Russian President Dmitry Medvedev says he and Prime Minister Vladimir Putin will decide within a "fairly short time" which of them will run for president next year. "The decision will be made in a fairly short time because…there is less then a year left [until the election]," he said in an interview with Chinese state television broadcast on Tuesday. Medvedev said he and Putin had good relations and reiterated that their decision would be based on the existing social and political situation in the country.
Space exploration remains a priority for Russia, President Dmitry Medvedev has said, as the country marks the 50th anniversary of the first human space flight by cosmonaut Yuri Gagarin.
EDITORIALS AND COLUMNS:
The next European crisis: boat people (The Economist)
For the past year excessive sovereign debt has endangered the European project.

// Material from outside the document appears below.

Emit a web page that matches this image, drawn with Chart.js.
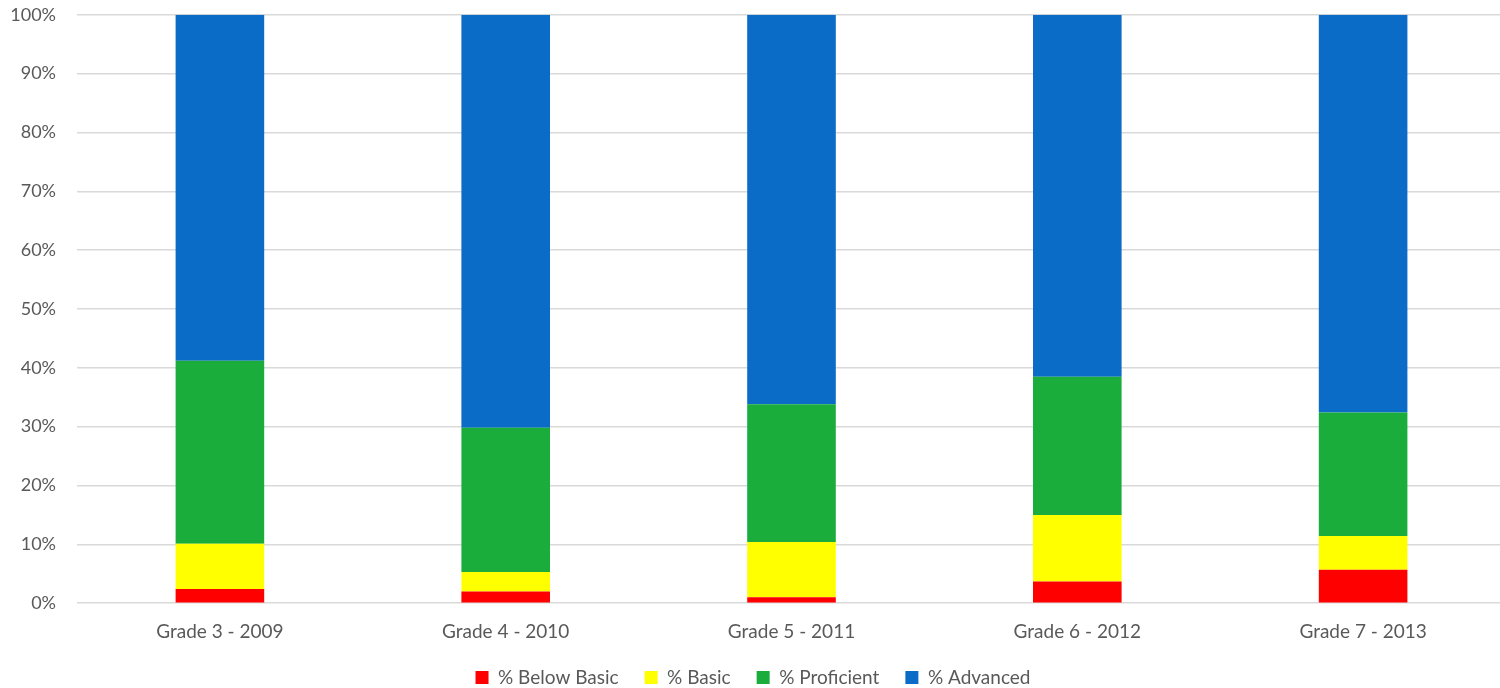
<!DOCTYPE html>
<html>
<head>
<meta charset="utf-8">
<script src="https://cdn.jsdelivr.net/npm/chart.js@4"></script>
<style>
  html, body { margin: 0; padding: 0; background: #fff; overflow: hidden; }
  #wrap { width: 1506px; height: 688px; }
</style>
</head>
<body>
<div id="wrap"><canvas id="myChart"></canvas></div>
<script>
// grades / years along the bottom
var grades = ['Grade 3 - 2009', 'Grade 4 - 2010', 'Grade 5 - 2011', 'Grade 6 - 2012', 'Grade 7 - 2013'];

// percent of students in each band
var belowBasic = [2.4, 2.0, 1.0, 3.7, 5.7];
var basic      = [7.7, 3.3, 9.4, 11.3, 5.7];
var proficient = [31.1, 24.5, 23.4, 23.5, 21.0];
var advanced   = [58.8, 70.2, 66.2, 61.5, 67.6];

var yTicks = [0, 10, 20, 30, 40, 50, 60, 70, 80, 90, 100];

var labelColor = '#595959';
var fontFamily = 'Lato, "Open Sans", sans-serif';

var ctx = document.getElementById('myChart');
var myChart = new Chart(ctx, {
  type: 'bar',
  data: {
    labels: grades,
    datasets: [
      { label: '% Below Basic', data: belowBasic, backgroundColor: '#ff0000' },
      { label: '% Basic', data: basic, backgroundColor: '#ffff00' },
      { label: '% Proficient', data: proficient, backgroundColor: '#1aad3c' },
      { label: '% Advanced', data: advanced, backgroundColor: '#0a6cc6' }
    ]
  },
  options: {
    responsive: true,
    maintainAspectRatio: false,
    animation: false,
    layout: { padding: { top: 0, right: 0, left: 0, bottom: -9 } },
    datasets: {
      bar: { barPercentage: 0.31, categoryPercentage: 1.0, borderWidth: 0 }
    },
    plugins: {
      tooltip: { enabled: false },
      legend: {
        position: 'bottom',
        labels: {
          boxWidth: 13,
          boxHeight: 13,
          padding: 26,
          color: labelColor,
          font: { family: fontFamily, size: 19 }
        }
      }
    },
    scales: {
      x: {
        stacked: true,
        grid: { display: false },
        border: { display: false },
        // pull the legend up a bit closer to the labels
        afterFit: function (axis) { axis.height = axis.height - 10; },
        ticks: { color: labelColor, font: { family: fontFamily, size: 19 }, padding: 9 }
      },
      y: {
        stacked: true,
        min: 0,
        max: 100,
        afterFit: function (axis) { axis.width = 77; },
        afterBuildTicks: function (axis) {
          axis.ticks = yTicks.map(function (v) { return { value: v }; });
        },
        grid: { color: '#d9d9d9', lineWidth: 1.5, tickLength: 17, tickColor: 'rgba(0,0,0,0)' },
        border: { display: false },
        ticks: {
          color: labelColor,
          padding: 4,
          font: { family: fontFamily, size: 18 },
          callback: function (v) { return v + '%'; }
        }
      }
    }
  }
});
</script>
</body>
</html>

For the coming year it may be north African boat people who present the greatest danger to European unity.
Will the Libya intervention bring the end of NATO? (The Washington Post)
When Western leaders talk about the Libyan campaign as a “NATO operation” they are, at the very least, being economical with the truth.
Think about it: There was no NATO discussion of the operation, no debate, no vote, no joint planning. Technically, the North Atlantic Treaty Organization operates only in the wake of an attack on a NATO member. The war in Afghanistan followed such an attack and was, in the beginning, widely perceived as a war against a common enemy. Libya is different: There was no attack, there is no common enemy, and now there is no consensus.